As for my Q1 this is significant, I think that the possibility to not use <anchors> as in the original proposal will rarely occur in Japanese documents, but as I've tried to show will be the norm in non-Japanese documents. So this partially hinges on our answer to #6.

@knagasaki what do think about the option to assume a one-to-one relationship by default? If you see the value we can i think rather quickly come up with better elements <supplied> seems to work well, but <grouping> and <gap> do not. I m not 100% sure we need something for <gap>, but we do need something to group strings to map them to a single character. See for example the section on Erhua on wikipedia.

knagasaki commented 3 years ago

Re <lb/>, <cb/>, <pb/>: yes, these are surely required, since ruby-glossed bases do run across these boundaries. I would say that they should appear in both the rb and the rt, but I'm not 100% sure.

Thank you, in the spirit of encouraging consistent markup, I would suggest to include a code-snippet that shows this, currently the breaks in the various samples here appear outside of <p> <ab> etc. if they can appear inside rband rt, i think we should show this.

As for my Q1 this is significant, I think that the possibility to not use <anchors> as in the original proposal will rarely occur in Japanese documents, but as I've tried to show will be the norm in non-Japanese documents. So this partially hinges on our answer to #6.

@knagasaki what do think about the option to assume a one-to-one relationship by default? If you see the value we can i think rather quickly come up with better elements <supplied> seems to work well, but <grouping> and <gap> do not. I m not 100% sure we need something for <gap>, but we do need something to group strings to map them to a single character. See for example the section on Erhua on wikipedia.

The best solution depends on the trend of the programing languages (and recently their libraries) and skill sets of people who are hired in a text encoding project. And the mechanism of the Guidelines provides several solutions implicitly. At least in the initial phase, the Guidelines should not mention such a deep markup based on some small examples. After initial publication and some projects will adopt the elements actually, it should be discussed if necessary in the SIG, TEI-L, Guthub, and so on.

martindholmes commented 3 years ago

The best solution depends on the trend of the programing languages (and recently their libraries) and skill sets of people who are hired in a text encoding project. And the mechanism of the Guidelines provides several solutions implicitly. At least in the initial phase, the Guidelines should not mention such a deep markup based on some small examples. After initial publication and some projects will adopt the elements actually, it should be discussed if necessary in the SIG, TEI-L, Guthub, and so on.

@knagasaki This is exactly how I feel; I think we need to get a simple implementation and a basic prose introduction done soon -- you have all been waiting long enough for this -- and then we can start raising tickets for specific issues which are more complicated. If the current suggested prose is acceptable as far as it goes, I would like to introduce one more example which shows a longer block of text with two or three ruby instances -- there's a nice example in the original proposal (Figure 1), although someone will have to provide the transcription for me because I can't decipher the calligraphy. I think the only thing we should consider adding to the schema at this point is <layout>/@rubyPlace, if that's what we think should be used to specify the default value for <rt>/@place.
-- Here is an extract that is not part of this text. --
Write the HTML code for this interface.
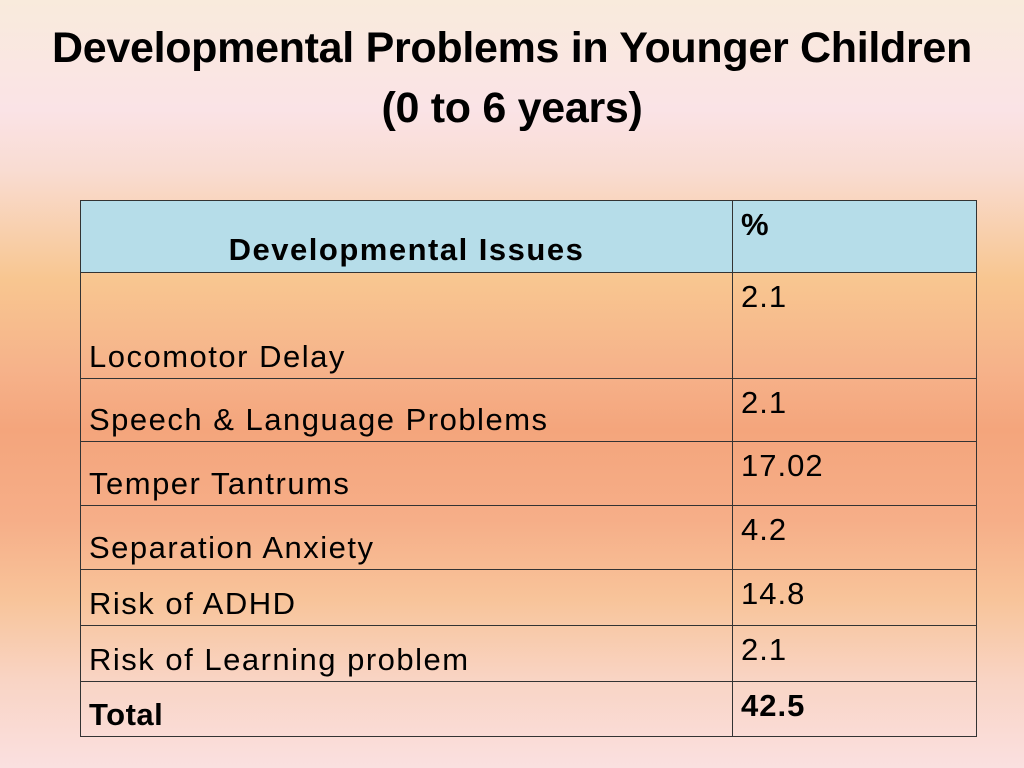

knagasaki commented 3 years ago

The best solution depends on the trend of the programing languages (and recently their libraries) and skill sets of people who are hired in a text encoding project. And the mechanism of the Guidelines provides several solutions implicitly. At least in the initial phase, the Guidelines should not mention such a deep markup based on some small examples. After initial publication and some projects will adopt the elements actually, it should be discussed if necessary in the SIG, TEI-L, Guthub, and so on.
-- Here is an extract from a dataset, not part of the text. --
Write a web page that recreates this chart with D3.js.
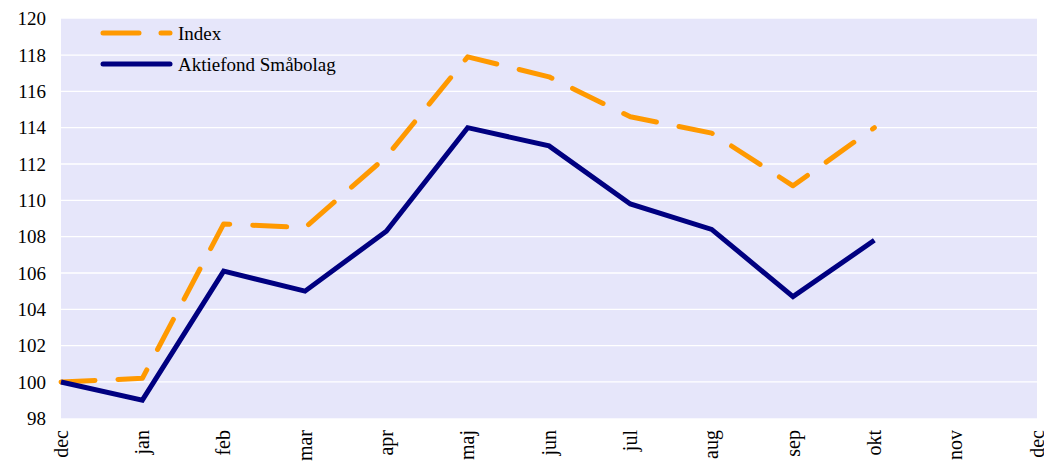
<!DOCTYPE html>
<html>
<head>
<meta charset="utf-8">
<script src="https://cdn.jsdelivr.net/npm/d3@7"></script>
<style>
  body { margin: 0; background: #fff; }
  svg text { font-family: 'Liberation Serif', 'Times New Roman', serif !important; fill: #000; }
</style>
</head>
<body>
<div id="chart"></div>
<script>
// months on the x axis (dec .. dec)
var months = ["dec", "jan", "feb", "mar", "apr", "maj", "jun", "jul", "aug", "sep", "okt", "nov", "dec"];
var yTicks = [98, 100, 102, 104, 106, 108, 110, 112, 114, 116, 118, 120];

// series (ends at okt)
var indexValues = [100, 100.2, 108.7, 108.5, 112.4, 117.9, 116.8, 114.6, 113.7, 110.8, 114.0];
var fundValues  = [100, 99.0, 106.1, 105.0, 108.3, 114.0, 113.0, 109.8, 108.4, 104.7, 107.8];

var seriesNames = ["Index", "Aktiefond Småbolag"];

var width = 1044, height = 467;
var plotLeft = 61, plotRight = 1037, plotTop = 18.7, plotBottom = 418.3;
var serif = "'Liberation Serif', serif";

var svg = d3.select("#chart").append("svg")
  .attr("width", width)
  .attr("height", height);

var x = d3.scaleLinear().domain([0, months.length - 1]).range([plotLeft, plotRight]);
var y = d3.scaleLinear().domain([98, 120]).range([plotBottom, plotTop]);

// plot background
svg.append("rect")
  .attr("x", plotLeft).attr("y", plotTop)
  .attr("width", plotRight - plotLeft).attr("height", plotBottom - plotTop)
  .attr("fill", "#e6e6fa");

// gridlines
svg.selectAll("line.grid")
  .data(yTicks.filter(function (d) { return d > 98 && d < 120; }))
  .enter().append("line")
    .attr("class", "grid")
    .attr("x1", plotLeft).attr("x2", plotRight)
    .attr("y1", function (d) { return y(d); })
    .attr("y2", function (d) { return y(d); })
    .attr("stroke", "#fff")
    .attr("stroke-width", 1.3);

// y axis labels
var yAxis = d3.axisLeft(y).tickValues(yTicks).tickSize(0).tickPadding(15);
var gy = svg.append("g").attr("transform", "translate(" + plotLeft + ",0)").call(yAxis);
gy.attr("font-family", serif).attr("font-size", 19);
gy.select(".domain").remove();
gy.selectAll("text").attr("fill", "#000");

// x axis labels (rotated)
svg.selectAll("text.xlab")
  .data(months)
  .enter().append("text")
    .attr("class", "xlab")
    .attr("transform", function (d, i) {
      return "translate(" + x(i) + ",430) rotate(-90)";
    })
    .attr("text-anchor", "end")
    .attr("dy", "0.33em")
    .attr("font-family", serif)
    .attr("font-size", 20)
    .text(function (d) { return d; });

var line = d3.line()
  .x(function (d, i) { return x(i); })
  .y(function (d) { return y(d); });

svg.append("path")
  .datum(indexValues)
  .attr("d", line)
  .attr("fill", "none")
  .attr("stroke", "#ff9900")
  .attr("stroke-width", 5)
  .attr("stroke-linecap", "round")
  .attr("stroke-linejoin", "round")
  .attr("stroke-dasharray", "34,23");

svg.append("path")
  .datum(fundValues)
  .attr("d", line)
  .attr("fill", "none")
  .attr("stroke", "#000080")
  .attr("stroke-width", 5)
  .attr("stroke-linejoin", "miter");

// legend
var legend = svg.append("g");
legend.append("line")
  .attr("x1", 103).attr("x2", 170).attr("y1", 33).attr("y2", 33)
  .attr("stroke", "#ff9900").attr("stroke-width", 5)
  .attr("stroke-linecap", "round")
  .attr("stroke-dasharray", "36,22");
legend.append("line")
  .attr("x1", 103).attr("x2", 170).attr("y1", 64).attr("y2", 64)
  .attr("stroke", "#000080").attr("stroke-width", 5)
  .attr("stroke-linecap", "round");
legend.selectAll("text.leg")
  .data(seriesNames)
  .enter().append("text")
    .attr("class", "leg")
    .attr("x", 178)
    .attr("y", function (d, i) { return 33 + i * 31; })
    .attr("dy", "0.35em")
    .attr("font-family", serif)
    .attr("font-size", 19)
    .text(function (d) { return d; });
</script>
</body>
</html>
@knagasaki This is exactly how I feel; I think we need to get a simple implementation and a basic prose introduction done soon -- you have all been waiting long enough for this -- and then we can start raising tickets for specific issues which are more complicated. If the current suggested prose is acceptable as far as it goes, I would like to introduce one more example which shows a longer block of text with two or three ruby instances -- there's a nice example in the original proposal (Figure 1), although someone will have to provide the transcription for me because I can't decipher the calligraphy. I think the only thing we should consider adding to the schema at this point is <layout>/@rubyPlace, if that's what we think should be used to specify the default value for <rt>/@place.
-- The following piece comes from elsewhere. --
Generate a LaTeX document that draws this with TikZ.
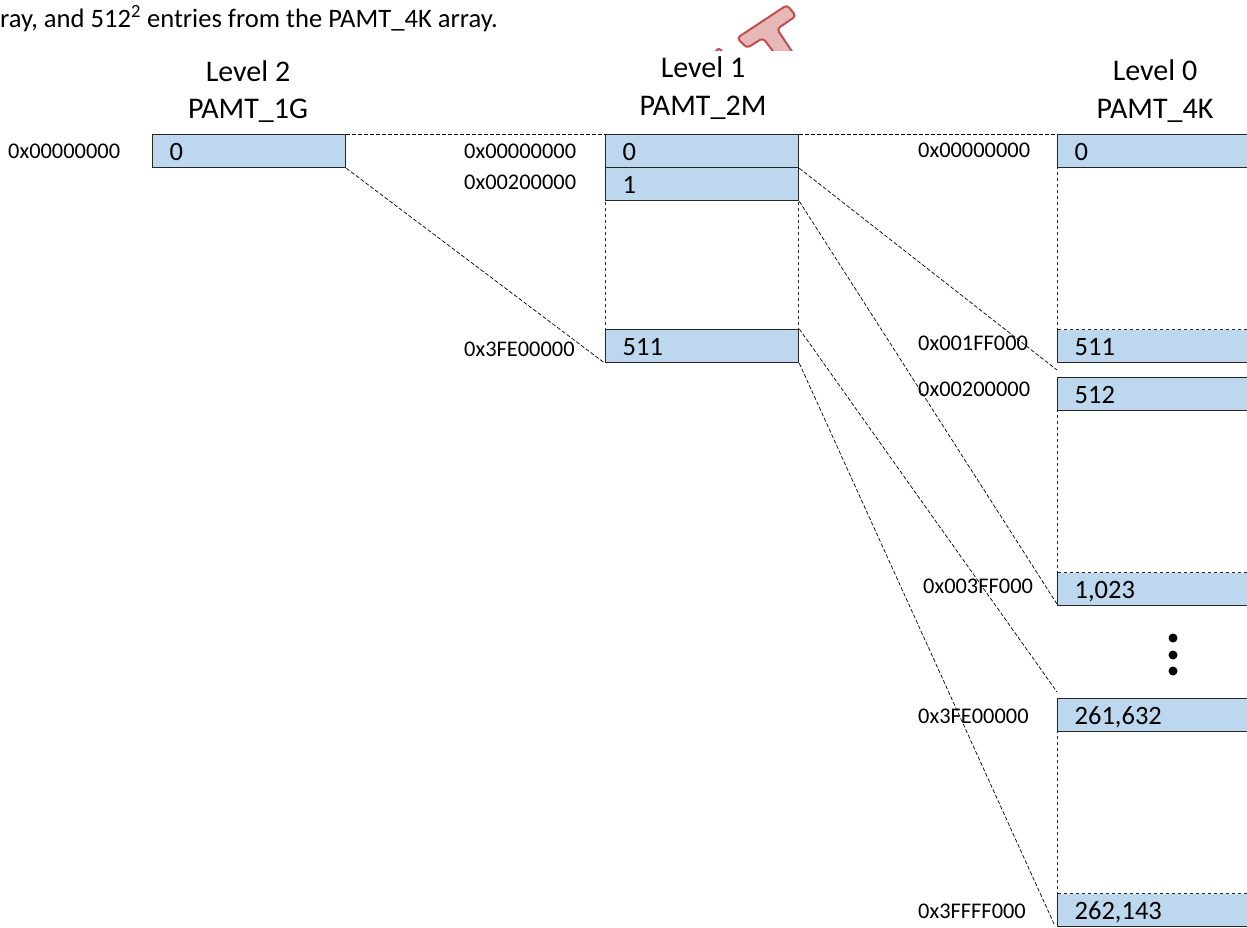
\documentclass[tikz,border=0pt]{standalone}
\usepackage{fontspec}
\setmainfont{Carlito}
\definecolor{entryblue}{HTML}{BDD7EE}
\definecolor{markfill}{HTML}{E8B7B7}
\definecolor{markline}{HTML}{C0504D}
\tikzset{
  entry/.style={draw=black!85,fill=entryblue,line width=1.3pt,anchor=north west,minimum width=193pt,
    minimum height=33pt,inner xsep=17pt,inner ysep=0pt,text width=159pt,text height=19pt,text depth=0pt,
    align=left,font=\fontsize{26.5}{30}\selectfont},
  gap/.style={draw=black!85,fill=white,dashed,line width=1.3pt,anchor=north west,minimum width=193pt,inner sep=0pt},
  addr/.style={anchor=west,inner sep=0pt,font=\fontsize{22.4}{26}\selectfont},
  title/.style={anchor=center,inner sep=0pt,font=\fontsize{30}{34}\selectfont},
  link/.style={line width=0.7pt,dash pattern=on 4pt off 2pt},
  dot/.style={circle,fill=black,inner sep=0pt,minimum size=9pt}
}
\begin{document}
\begin{tikzpicture}[x=1pt,y=-1pt]
  \useasboundingbox (0,0) rectangle (1247,927);

  % watermark, cut off above the titles
  \begin{scope}
    \clip (600,0) rectangle (850,50);
    \draw[fill=markfill,draw=markline,line width=2pt,rounded corners=3.5pt]
      (737,38) -- (787,5) -- (796,16) -- (777,29) -- (799,62) -- (781,62) -- (763,38) -- (747,48) -- cycle;
    \draw[fill=markfill,draw=markline,line width=2pt,rounded corners=2pt]
      (713,54) -- (719,48) -- (724,54) -- cycle;
  \end{scope}

  \node [anchor=base west,inner sep=0pt,font=\fontsize{26.6}{30}\selectfont] (caption) at (0,27)
    {ray, and 512\textsuperscript{2} entries from the PAMT\_4K array.};

  \node [title] (level2) at (248,71) {Level 2};
  \node [title] (pamt1g) at (248,111) {PAMT\_1G};
  \node [title] (level1) at (703,67) {Level 1};
  \node [title] (pamt2m) at (703,108) {PAMT\_2M};
  \node [title] (level0) at (1155,70) {Level 0};
  \node [title] (pamt4k) at (1155,111) {PAMT\_4K};

  % level 2
  \node [entry] (g0) at (152,134) {0};

  % level 1
  \node [gap,minimum height=129pt] (mgap) at (605,200) {};
  \node [entry] (m0) at (605,134) {0};
  \node [entry] (m1) at (605,167) {1};
  \node [entry] (m511) at (605,329) {511};

  % level 0
  \node [entry] (k0) at (1057,134) {0};
  \node [entry] (k511) at (1057,329) {511};
  \node [entry] (k512) at (1057,377) {512};
  \node [entry] (k1023) at (1057,572) {1,023};
  \node [entry] (k261632) at (1057,698) {261,632};
  \node [entry] (k262143) at (1057,893) {262,143};
  \node [gap,minimum height=162pt] (kgapa) at (1057,167) {};
  \node [gap,minimum height=162pt] (kgapb) at (1057,410) {};
  \node [gap,minimum height=162pt] (kgapc) at (1057,731) {};

  \node [addr] (ag0) at (8,151) {0x00000000};
  \node [addr] (am0) at (464,151) {0x00000000};
  \node [addr] (am1) at (464,182) {0x00200000};
  \node [addr] (am511) at (464,349) {0x3FE00000};
  \node [addr] (ak0) at (918,150) {0x00000000};
  \node [addr] (ak511) at (918,343) {0x001FF000};
  \node [addr] (ak512) at (918,389) {0x00200000};
  \node [addr] (ak1023) at (923,586) {0x003FF000};
  \node [addr] (ak261632) at (918,716) {0x3FE00000};
  \node [addr] (ak262143) at (918,911) {0x3FFFF000};

  \node [dot] (dota) at (1173,638) {};
  \node [dot] (dotb) at (1173,655) {};
  \node [dot] (dotc) at (1173,671) {};

  \coordinate (enda) at (1057,370);
  \coordinate (endb) at (1057,604);
  \coordinate (endc) at (1057,692);
  \coordinate (endd) at (1055,926);

  \draw [link] (g0.north east) -- (m0.north west);
  \draw [link] (g0.south east) -- (m511.south west);
  \draw [link] (m0.north east) -- (k0.north west);
  \draw [link] (m0.south east) -- (enda);
  \draw [link] (m1.south east) -- (endb);
  \draw [link] (m511.north east) -- (endc);
  \draw [link] (m511.south east) -- (endd);

\end{tikzpicture}
\end{document}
The default place of <rt>/@place should be above or top in the case of horizonal text and right in vertical text. If it is difficult to switch it according to writing-mode or something like that, please use above (or top). As far as I know in the usage of other element, above seems better.

martindholmes commented 3 years ago

Because the text-directionality is established by the use of @style, we would have to make the default assumption, in the absence of @place, dependent on parsing the @style attribute of the element or the nearest ancestor which has a defined text-directionality. We could describe this in the prose, but the other option would be to add Schematron which requires that /either/ every <rt> have @place /or/ there is a <layout>/@rubyPlace in the header. Of course, we can (and probably should) do both.

knagasaki commented 3 years ago

Because the text-directionality is established by the use of @style, we would have to make the default assumption, in the absence of @place, dependent on parsing the @style attribute of the element or the nearest ancestor which has a defined text-directionality. We could describe this in the prose, but the other option would be to add Schematron which requires that /either/ every <rt> have @place /or/ there is a <layout>/@rubyPlace in the header. Of course, we can (and probably should) do both.

Thank you for your explanation. I hope both would be implemented.